Integrating machine learning and life cycle sustainability assessment for systematic optimization of petroleum coke oxidation for hydrogen residues processing

Abstract

This study addresses the multiphase reaction complexity and operational dynamics in fluidized bed ash-slag treatment processes by proposing a hybrid optimization framework integrating deep learning and mechanism models. A high-fidelity mechanism model, incorporating gas-solid flow, heat transfer, and reaction kinetics, was developed in Aspen Plus, generating a simulation dataset via design of experiments. A physics-constrained deep residual shrinkage network (DRSNet) was constructed by embedding mass/energy conservation equations as regularization terms, achieving precise mapping (R²>0.98) from process parameters (bed temperature, reaction pressure, fluidization air flowrate) to performance indicators (steam production, carbon content in ash-slag, carbon conversion). A multi-objective optimization model balancing economic cost, carbon emissions, and energy efficiency was solved using NSGA-II with elite strategy, yielding optimal parameters: RT=720°C, RP=3.96 bar, AF=208 t/h. Life cycle assessment (LCA) demonstrated reductions of 0.02 tCO₂eq/t steam in greenhouse gas emissions, 243 MJ/t steam in non-renewable energy consumption, and a 15.01 t/h increase in steam production compared to conventional methods.

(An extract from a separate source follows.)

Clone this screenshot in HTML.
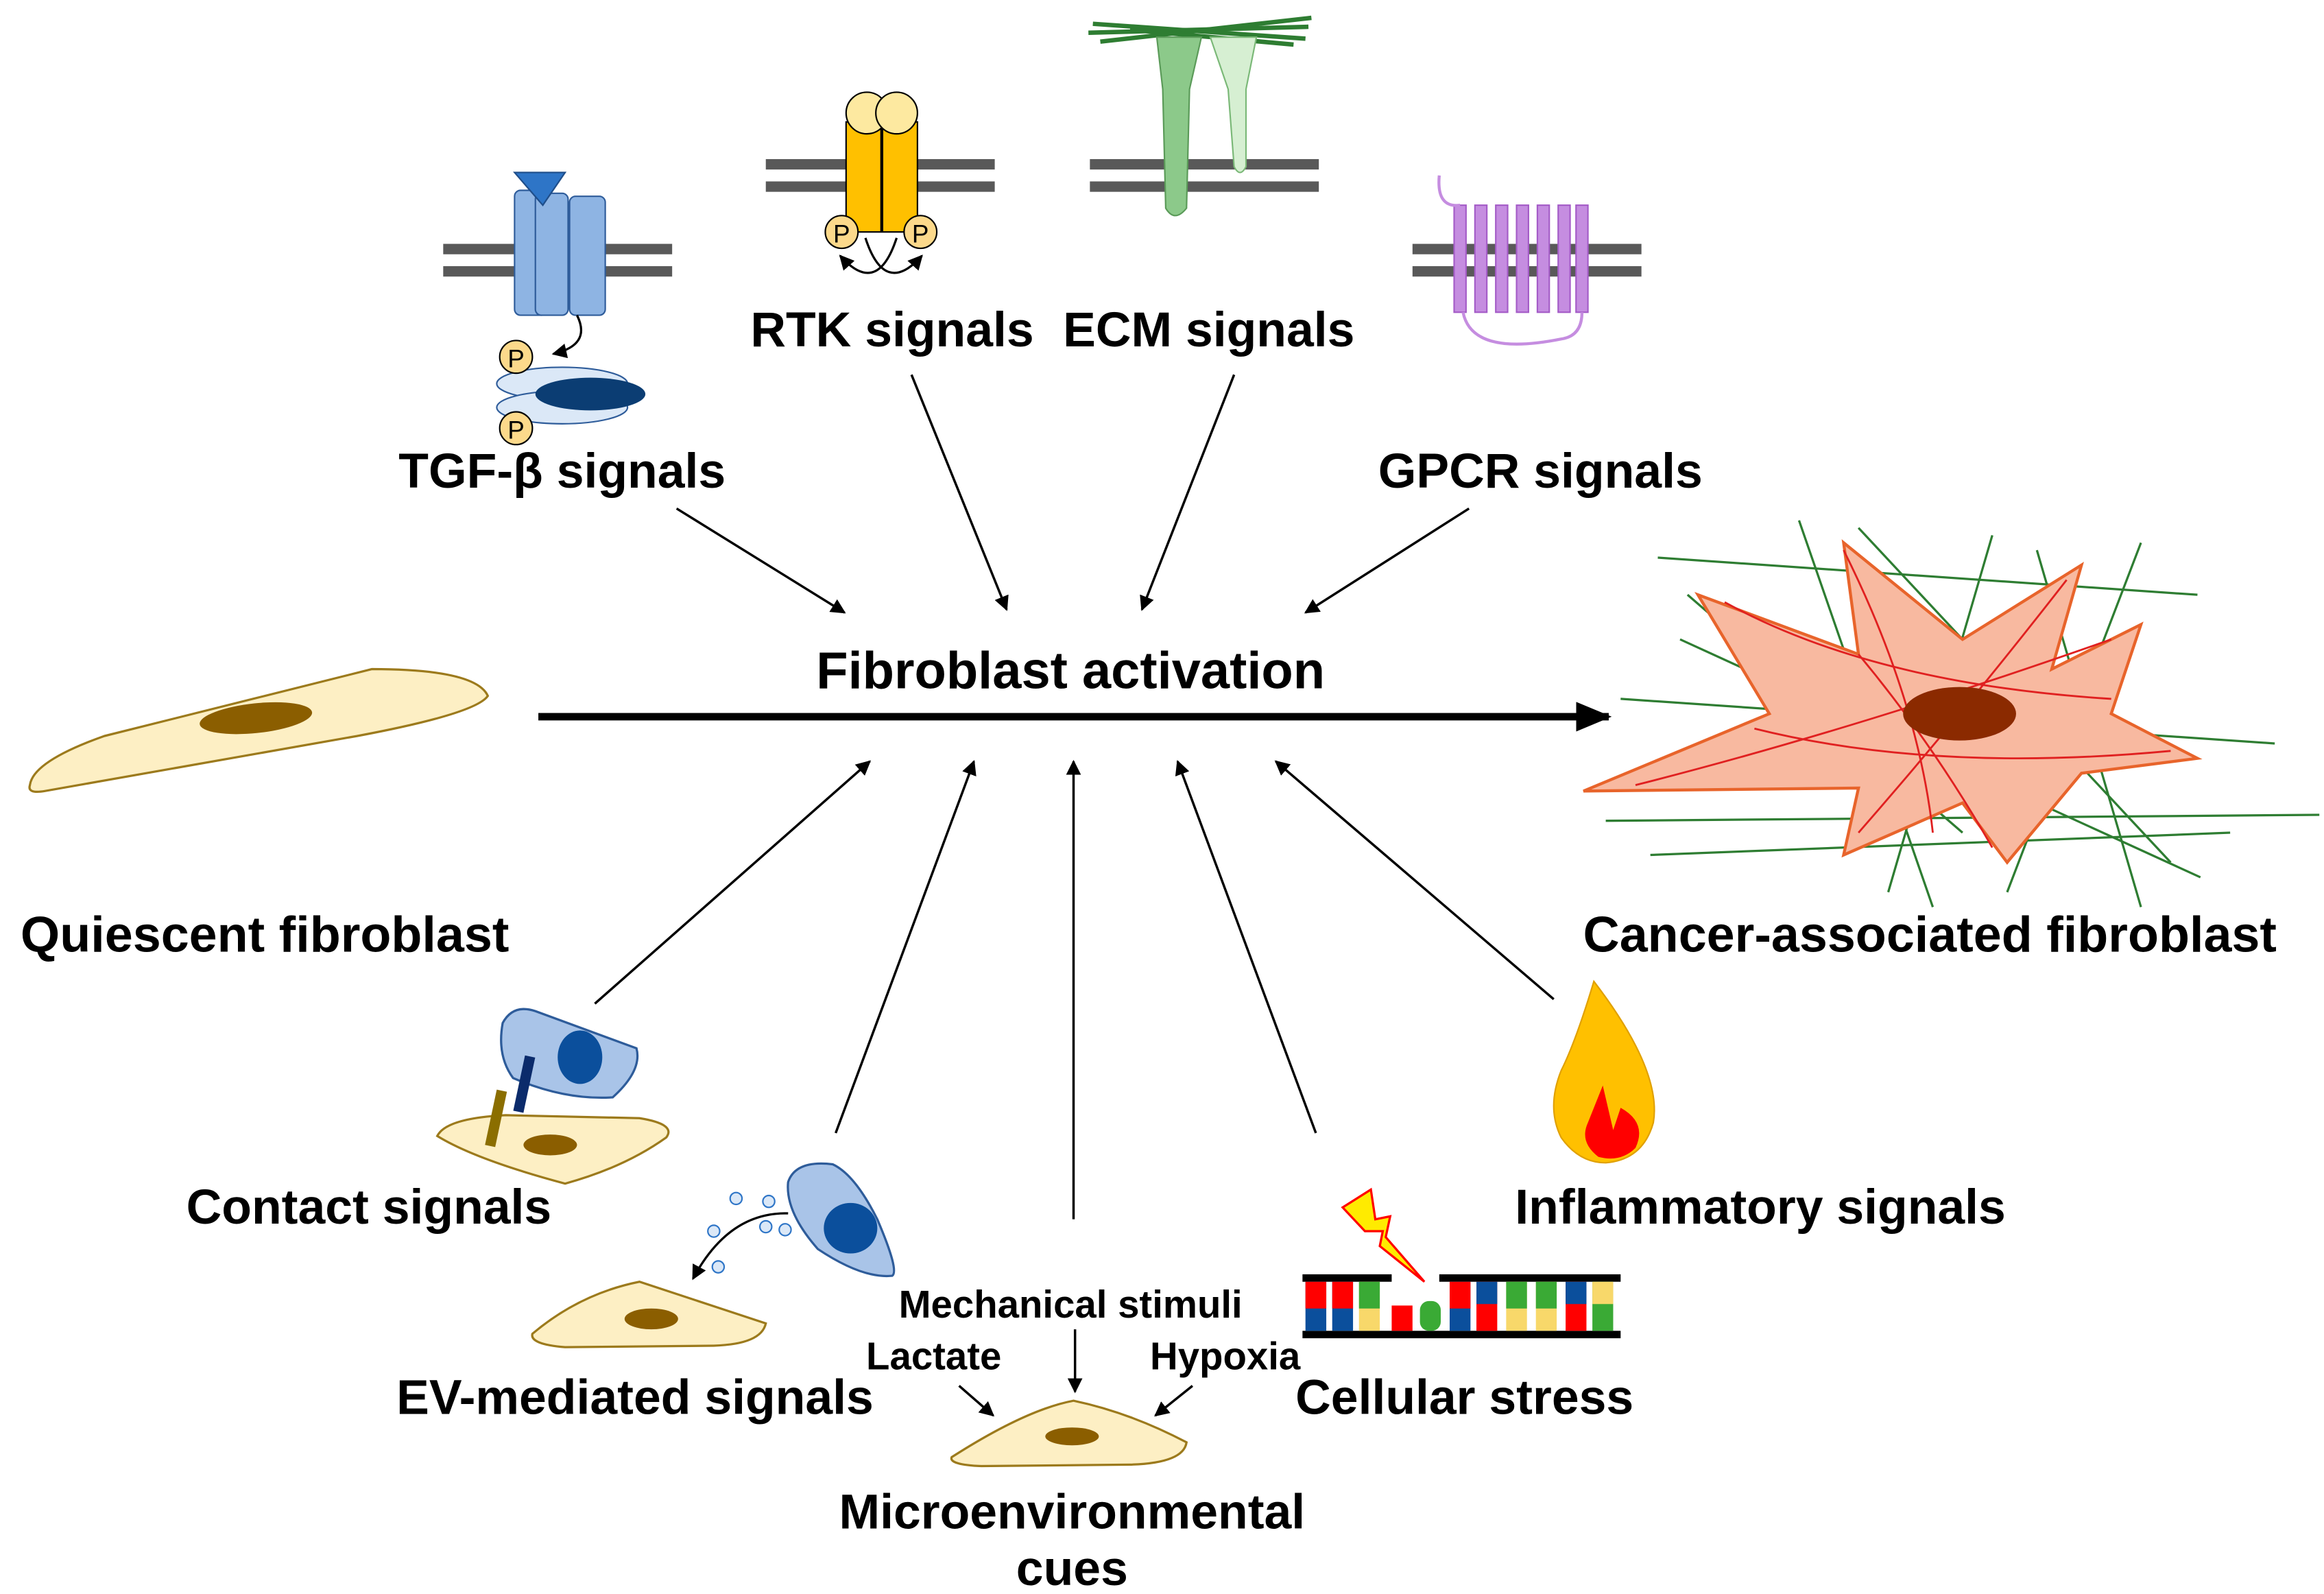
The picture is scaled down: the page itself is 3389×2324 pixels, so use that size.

While maintaining 95% carbon conversion efficiency, the optimized process reduced non-renewable energy consumption by 14.76% and carbon emissions by 13.33%. The framework significantly improves high-dimensional optimization efficiency over traditional response surface methods while retaining accuracy. This "mechanism modeling-data-driven-intelligent optimization" paradigm offers a migratable solution for addressing "curse of dimensionality" and "model mismatch" in complex industrial processes.